Mobile Suit Gundam: Iron-Blooded Orphans Episode 19 – It’s STILL all about the atmosphere.

Since the show still does a lot in terms of its world building and theming plus… y’know… the action in this week’s episode takes place just above Earth’s atmosphere but anyway…

Best episode of the series? Best episode of the series. In fact, it’s one of the best atmospheric battle episodes in the Gundam franchise. In fact it makes all the Dort downtime more than worth it, as the battle is pitched with very intensity and such sakuga. Everybody gets to be cool in this episode, protags and antags alike, and they milk this life-or-death struggle for all its got. It isn’t just Eugene taking control of TWO spaceships utilizing the Alaya-Vijyana System, it’s Galli-Galli and Ein vs. Mika and Shino as the former team tries to stop the latter from entering Earth (FINALLY!). Then it’s the Outer Earth Orbit Regulatory Joint Fleet’s turn when THEY try to stop Tekkadan. Everything is awesome here, and is performed with such unpredictability that once again, you fear for any potential deaths of our heroes, and yet are completely relieved everybody makes it out alive.

Yet it ain’t just all garish aesthetically pleasing marketable robots that make this episode exceptional, it’s of course character moments. I figure this is to get it out of the way since everything will go down some form of hill on Earth, but we’ve come full circle from a moment in Episode 1. Kudelia and Mika finally shake hands, and it’s a great moment capping off all the respect shit I’ve been talking about the past few episodes. We even get an expansion of the flashback sequence when Mika and Orga are kids, showing how rather… underdeveloped but eager their wish to go to a new place was. It’s been a while since the show had a meaningful interaction between the two, and to see it here, even if in flashback, works wonders. We also get some MORE dimensions from the opposition, as the head of that aforementioned mouthful, Carta, has a history with Galli-Galli and Kamen Maccy. I’m sure I have said this already to some degree, but again I appreciate Okada fleshing out a side that could’ve been just hoity-toity, racist, Terran scum. Instead we get our fair share of eccentricity and character from them. That’s worth their weight in gold when it comes to any show.

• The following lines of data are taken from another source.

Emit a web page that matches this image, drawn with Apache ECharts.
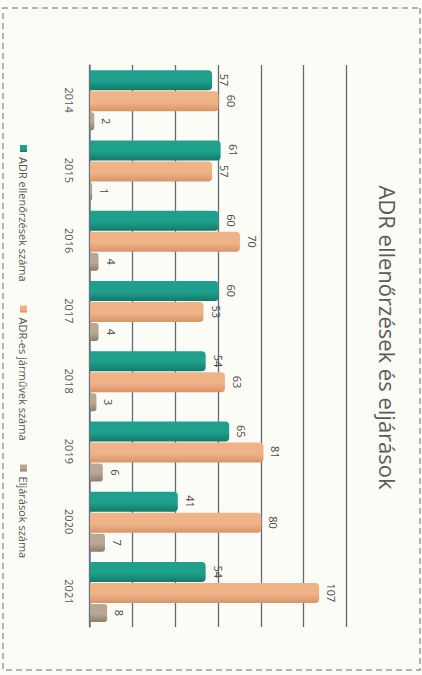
<!DOCTYPE html>
<html>
<head>
<meta charset="utf-8">
<script src="https://cdn.jsdelivr.net/npm/echarts@6/dist/echarts.min.js"></script>
<style>
  html, body { margin: 0; padding: 0; width: 422px; height: 675px; overflow: hidden; background: #fcfcf7; }
  #chart {
    position: absolute; left: 0; top: 0;
    width: 675px; height: 422px;
    transform-origin: 0 0;
    transform: translate(422px, 0) rotate(90deg);
  }
</style>
</head>
<body>
<div id="chart"></div>
<script>
const titleText = 'ADR ellenőrzések és eljárások';
const years = ['2014', '2015', '2016', '2017', '2018', '2019', '2020', '2021'];
const seriesNames = ['ADR ellenőrzések száma', 'ADR-es járművek száma', 'Eljárások száma'];
const inspections = [57, 61, 60, 60, 54, 65, 41, 54];
const vehicles = [60, 57, 70, 53, 63, 81, 80, 107];
const procedures = [2, 1, 4, 4, 3, 6, 7, 8];

const colors = ['#1fa08c', '#f0b387', '#b9a796'];
const dark = ['#147a6a', '#d8956a', '#8e7c6c'];

function grad(i) {
  return new echarts.graphic.LinearGradient(0, 0, 1, 0, [
    { offset: 0, color: colors[i] },
    { offset: 0.55, color: colors[i] },
    { offset: 1, color: dark[i] }
  ]);
}

const chart = echarts.init(document.getElementById('chart'), null, { renderer: 'svg', width: 675, height: 422 });

const labelStyle = { show: true, position: 'top', distance: 7, fontSize: 11, color: '#444', fontFamily: 'Open Sans' };

chart.setOption({
  animation: false,
  backgroundColor: '#fcfcf7',
  title: {
    text: titleText, left: 'center', top: 18,
    textStyle: { fontSize: 22, fontWeight: 'normal', color: '#5a5a5a', fontFamily: 'Open Sans' }
  },
  legend: {
    data: seriesNames, left: 140, bottom: 13,
    itemWidth: 7, itemHeight: 7, itemGap: 24, icon: 'rect',
    textStyle: { fontSize: 11, color: '#555', fontFamily: 'Open Sans' }
  },
  grid: { left: 65, right: 48, top: 75, bottom: 90 },
  xAxis: {
    type: 'category', data: years,
    axisTick: { show: false },
    axisLine: { show: true, lineStyle: { color: '#6c7686', width: 1.5 } },
    axisLabel: { fontSize: 11, color: '#555', margin: 15, fontFamily: 'Open Sans' }
  },
  yAxis: {
    type: 'value', min: 0, max: 120, interval: 20,
    axisLabel: { show: false },
    axisLine: { show: false },
    axisTick: { show: false },
    splitLine: { lineStyle: { color: '#5f6a7c', width: 1.3 } }
  },
  graphic: [{
    type: 'rect', shape: { x: 8, y: 2, width: 662, height: 417 },
    style: { fill: 'none', stroke: '#9a9a9a', lineWidth: 1.5, lineDash: [6, 4] },
    silent: true
  }],
  series: [
    { name: seriesNames[0], type: 'bar', data: inspections, barWidth: 20, barGap: '0%',
      itemStyle: { color: grad(0), borderRadius: [4, 4, 0, 0] }, label: labelStyle },
    { name: seriesNames[1], type: 'bar', data: vehicles, barWidth: 20, barGap: '0%',
      itemStyle: { color: grad(1), borderRadius: [4, 4, 0, 0] }, label: labelStyle },
    { name: seriesNames[2], type: 'bar', data: procedures, barWidth: 18, barGap: '5%',
      itemStyle: { color: grad(2), borderRadius: [3, 3, 0, 0] }, label: labelStyle }
  ]
});
</script>
</body>
</html>
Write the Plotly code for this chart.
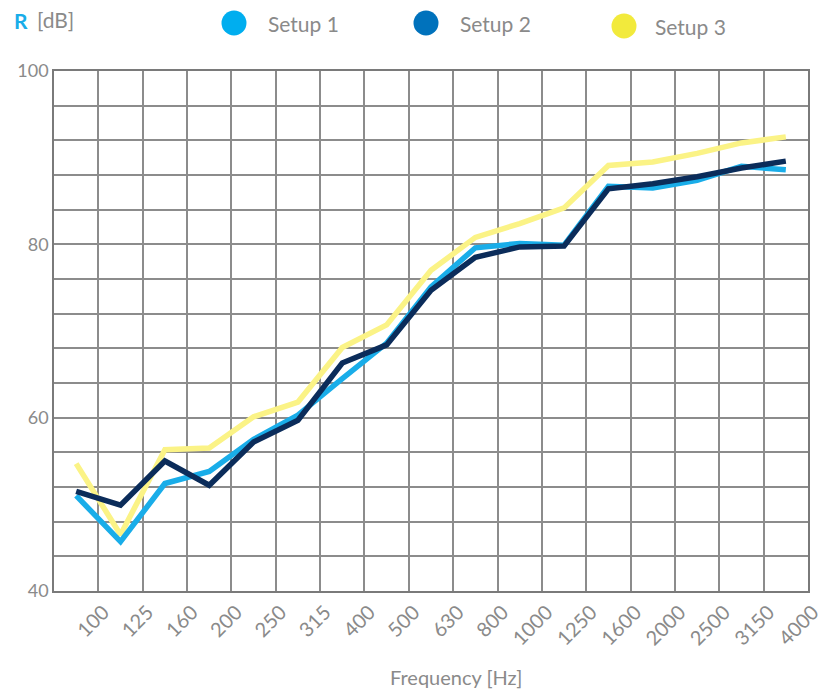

Other than that, I’ve not much else to say. There is not really anything to speculate TOO MUCH about in this episode, for it doesn’t raise anything that warrants deeper questioning in a thematic or plot sense. This is an episode about what we already know about the characters, and how some have come a long way since the beginning, and it did wonders in that regard. I don’t know how the wheels will come off in the last six episodes of this run, but thank goodness we have an episode like this to end the fourteen episode-long trek from Mars to Earth.

Watch it, you jerks.

Iron-Blooded Notes:

  • Ein’s dead and I didn’t say anything about it, you say? Well, it’s all about that one shot of what I assume to be his cockpit ejecting from his mobile suit. It’s strangely vague enough for me to question whether the guy croaks or not. If he lives he’s the first mobile suit pilot in any Gundam show to take an impaling to the cockpit quite well. Feel for Galli-Galli though, will that make him more prejudiced to der Martians?
  • There needs to be a non-credit variation to the ending today. The animation is superb there as well, especially Atra’s gamut of teary-eyed emotions as she moves from sadness to joyful relief seeing Mika alive. It is like… Lisa-Lisa level styles of tear explosion when she did that during one scene in the Battle Tendency arc of the JoJo’s Bizarre Adventure anime.
  • The ED to this episode >>>>>>>>>>>>>>> the current 2nd ED.